L’Union européenne s’intéresse au poste de directeur de l’OMC
Alors que l’Afrique s’imaginait que c’était son tour d’assumer la direction de l’Organisation mondiale du commerce, trois candidats européens se profilent pour remplacer le Brésilien Roberto Azevêdo, qui se retire avant la fin de son mandat
Mourante? Dépassée? Paralysée? Qu'est-ce qu'on n'a pas dit sur l'Organisation mondiale du commerce (OMC), qui peine à assumer son mandat de régulation des échanges internationaux et dont le directeur, le Brésilien Roberto Azevêdo, quitte le navire à fin août, soit une année avant la fin de son mandat? Et pourtant. Les candidats à la succession se bousculent presque au portillon. Pas moins de trois Européens seraient partants pour relever le défi.
En premier, l'Irlandais Phil Hogan, commissaire européen au Commerce depuis fin 2019 et de l'Agriculture de 2014 à 2019. Avant de déménager à Bruxelles, il a été le ministre irlandais de l'Environnement pendant quatre ans. Depuis jeudi dernier, cet homme politique rompu aux rouages de la négociation internationale ne laisse planer aucun doute sur ses intentions: «Ce serait heureux si un ressortissant européen pouvait devenir le prochain directeur de l'OMC.» Son porte-parole a confirmé lundi que son patron lorgnait en direction de Genève.
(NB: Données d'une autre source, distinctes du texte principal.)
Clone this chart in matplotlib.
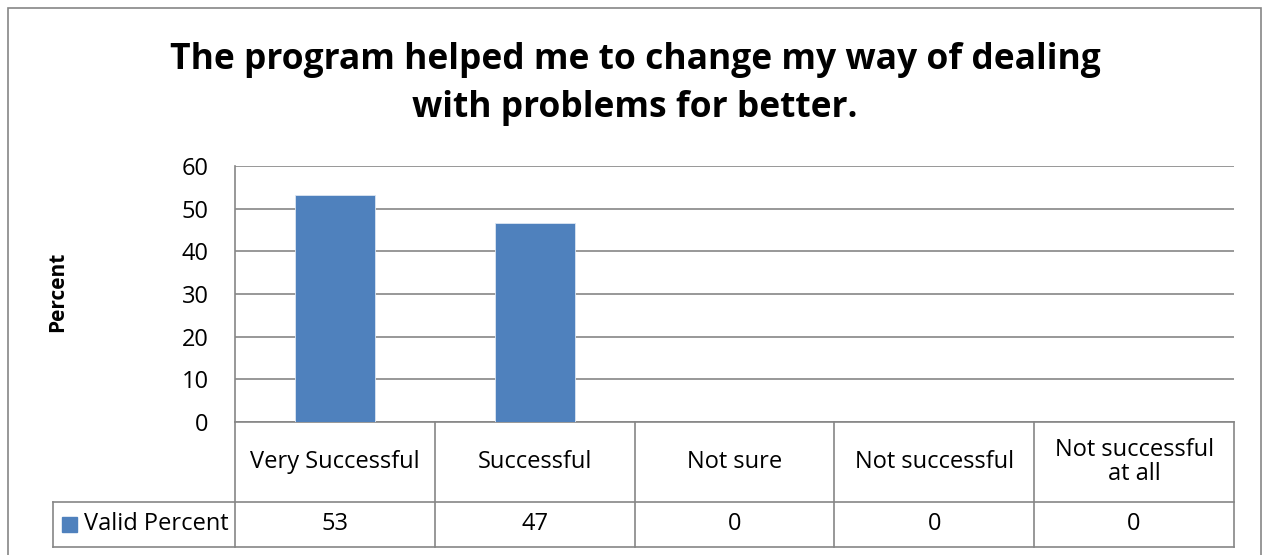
import matplotlib.pyplot as plt
from matplotlib.patches import Rectangle

categories = ["Very Successful", "Successful", "Not sure", "Not successful", "Not successful\nat all"]
valid_percent = [53.3, 46.7, 0, 0, 0]
table_values = ["53", "47", "0", "0", "0"]
series_name = "Valid Percent"
y_ticks = [0, 10, 20, 30, 40, 50, 60]
title_lines = ["The program helped me to change my way of dealing", "with problems for better."]

W, H = 1262, 555
bar_color = "#4F81BD"
line_color = "#868686"

plt.rcParams['font.family'] = ['Open Sans', 'DejaVu Sans']

fig = plt.figure(figsize=(W / 100, H / 100), dpi=100)

# outer chart frame
fig.patches.append(Rectangle((8 / W, -0.05), (1261 - 8) / W, 1.05 - 8 / H,
                             transform=fig.transFigure, fill=False,
                             edgecolor=line_color, linewidth=1.2))

# plot area in pixels
left, right, top, zero = 235, 1234, 166, 422
ax = fig.add_axes([left / W, 1 - zero / H, (right - left) / W, (zero - top) / H])

x = list(range(len(categories)))
ax.bar(x, valid_percent, width=0.4, color=bar_color, edgecolor="#DCE6F2", linewidth=0.6, zorder=3)
ax.set_xlim(-0.5, len(categories) - 0.5)
ax.set_ylim(0, 60)
ax.set_yticks(y_ticks)
ax.yaxis.grid(True, color=line_color, linewidth=1.2, zorder=0)
ax.tick_params(axis='y', length=0, pad=19, labelsize=17)
ax.tick_params(axis='x', length=0, labelbottom=False)
for s in ["top", "right"]:
    ax.spines[s].set_visible(False)
for s in ["left", "bottom"]:
    ax.spines[s].set_color(line_color)
    ax.spines[s].set_linewidth(1.2)

ax.set_ylabel("Percent", fontsize=15, fontweight="bold", va="center")
ax.yaxis.set_label_coords((58 - left) / (right - left), 1 - (292 - top) / (zero - top))

# data table under the axis
ph = zero - top
row1 = -(502 - zero) / ph
row2 = -(547 - zero) / ph
leg_left = (53 - left) / 200 - 0.5
tr = ax.get_xaxis_transform()
kw = dict(transform=tr, color=line_color, linewidth=1.2, clip_on=False)
n = len(categories)
for b in range(n + 1):
    ax.plot([b - 0.5, b - 0.5], [0, row2], **kw)
ax.plot([leg_left, leg_left], [row1, row2], **kw)
ax.plot([leg_left, n - 0.5], [row1, row1], **kw)
ax.plot([leg_left, n - 0.5], [row2, row2], **kw)

for i, cat in enumerate(categories):
    ax.text(i, row1 / 2, cat, transform=tr, ha="center", va="center",
            fontsize=17, linespacing=1.0)
    ax.text(i, (row1 + row2) / 2, table_values[i], transform=tr,
            ha="center", va="center", fontsize=17)

ax.add_patch(Rectangle((leg_left + 0.045, (row1 + row2) / 2 - 0.03), 0.075, 0.058,
                       transform=tr, color=bar_color, clip_on=False))
ax.text(leg_left + 0.155, (row1 + row2) / 2, series_name, transform=tr,
        ha="left", va="center", fontsize=17)

for k, (line, base) in enumerate(zip(title_lines, [69, 117])):
    fig.text(635 / W, 1 - base / H, line, ha="center", va="baseline",
             fontsize=25.5, fontweight="bold")

fig.savefig("out.png", dpi=100)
La ministre espagnole des Affaires étrangères, Arancha Gonzalez Laya, serait aussi intéressée, selon des sources diplomatiques. Cette candidature se défend. De 2005 à 2013, elle était la cheffe de cabinet de Pascal Lamy lorsque ce dernier dirigeait l'OMC, tout comme entre 1999 et 2004, lorsqu'il était commissaire européen au Commerce. A la fin du mandat de Pascal Lamy, Arancha Gonzalez a été nommée directement par Ban Ki-moon, alors secrétaire général de l'ONU, aux fonctions de directrice du Centre du commerce international, une agence conjointe de l'OMC et de la Cnuced (2013-2012). Elle a quitté précipitamment ses fonctions en janvier, appelée à Madrid pour occuper le maroquin des Affaires étrangères.
Les éventuelles candidatures européennes ont pris de court les milieux diplomatiques africains à Genève
Enfin, ces derniers jours, le Financial Times et la presse néerlandaise ont avancé la candidature de Sigrid Kaag, l'actuelle ministre du Commerce et de la Coopération des Pays-Bas. Elle n'a pas démenti l'information.
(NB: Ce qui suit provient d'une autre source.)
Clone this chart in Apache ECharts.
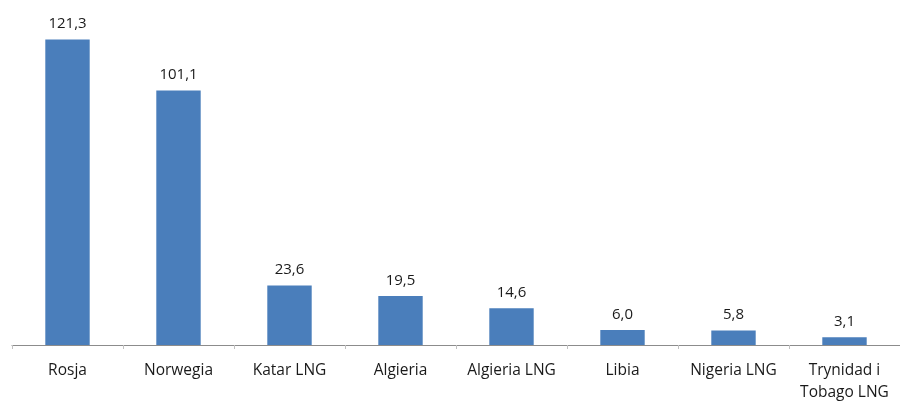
<!DOCTYPE html>
<html>
<head>
<meta charset="utf-8">
<script src="https://cdn.jsdelivr.net/npm/echarts@6/dist/echarts.min.js"></script>
<style>
  html,body{margin:0;padding:0;background:#fff;}
  #chart{width:900px;height:404px;}
</style>
</head>
<body>
<div id="chart"></div>
<script>
// kraje dostawców
const categories = ["Rosja", "Norwegia", "Katar LNG", "Algieria", "Algieria LNG", "Libia", "Nigeria LNG", "Trynidad i\nTobago LNG"];
const values = [121.3, 101.1, 23.6, 19.5, 14.6, 6.0, 5.8, 3.1];

const chart = echarts.init(document.getElementById("chart"));

chart.setOption({
	animation: false,
	grid: {left: 12, right: 0, top: 0, bottom: 53, containLabel: false},
	xAxis: {
		type: "category",
		data: categories,
		axisLine: {lineStyle: {color: "#8c8c8c", width: 1}},
		axisTick: {show: true, length: 4, lineStyle: {color: "#c0c0c0"}},
		axisLabel: {
			color: "#1a1a1a",
			fontSize: 15.5,
			fontFamily: "Open Sans",
			margin: 15,
			lineHeight: 22,
			interval: 0
		}
	},
	yAxis: {
		type: "value",
		min: 0,
		max: 137,
		show: false,
		splitLine: {show: false}
	},
	series: [{
		type: "bar",
		data: values,
		barWidth: "40%",
		itemStyle: {color: "#4a7ebb"},
		label: {
			show: true,
			position: "top",
			distance: 8,
			color: "#1a1a1a",
			fontSize: 15,
			fontFamily: "Open Sans",
			formatter: p => p.value.toFixed(1).replace(".", ",")
		}
	}]
});
</script>
</body>
</html>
Les éventuelles candidatures européennes ont pris les milieux diplomatiques africains à Genève de court. En effet, ces derniers ne cessent d'insister sur le fait que c'est le tour d'un Africain d'accéder au poste de directeur de l'OMC. Le Brésilien Azevêdo avait succédé au Français Pascal Lamy. Avant lui, le
Néo-Zélandais Mike Moore et le Thaïlandais Supachai Panitchpakdi s'étaient partagé un mandat.
En réalité, il n'y a pas de règles ni officielles ni officieuses sur la nationalité du directeur de l'OMC. Pour les Européens, le supposé tournus en faveur du continent africain n'est que du vent. Dans le meilleur des cas, ils se disent favorables à une alternance entre un directeur d'un pays développé et d'un pays en développement.
Du côté africain, trois candidats sont déjà dans les starting-blocks. Il s'agit du Suisso-Egyptien Hamid Mamdouh, ancien haut fonctionnaire à l'OMC, du Nigérian Yonov Frederick Agah, actuellement l'un des quatre vice-directeurs de l'organisation, et du Béninois Eloi Laourou, ambassadeur auprès de l'ONU à Genève.
Désignation par élimination
A compter du 8 juin, tous les candidats auront un mois pour déposer leur dossier. A partir du 8 juillet, les 164 membres lanceront la procédure de désignation, non pas par une élection, mais un mécanisme consensuel qui fonctionne par élimination. Un groupe de travail mené par le président du Conseil général de l'OMC, l'ambassadeur néerlandais David Walker, consultera les Etats sur leurs préférences et déterminera les candidats ayant le plus de chances de réunir un consensus. Après cette phase, la troïka procédera par l'élimination progressive des candidats qui recueillent le moins d'adhésions. Si tout va bien, le nouveau directeur de l'OMC prendra ses fonctions le 1er septembre.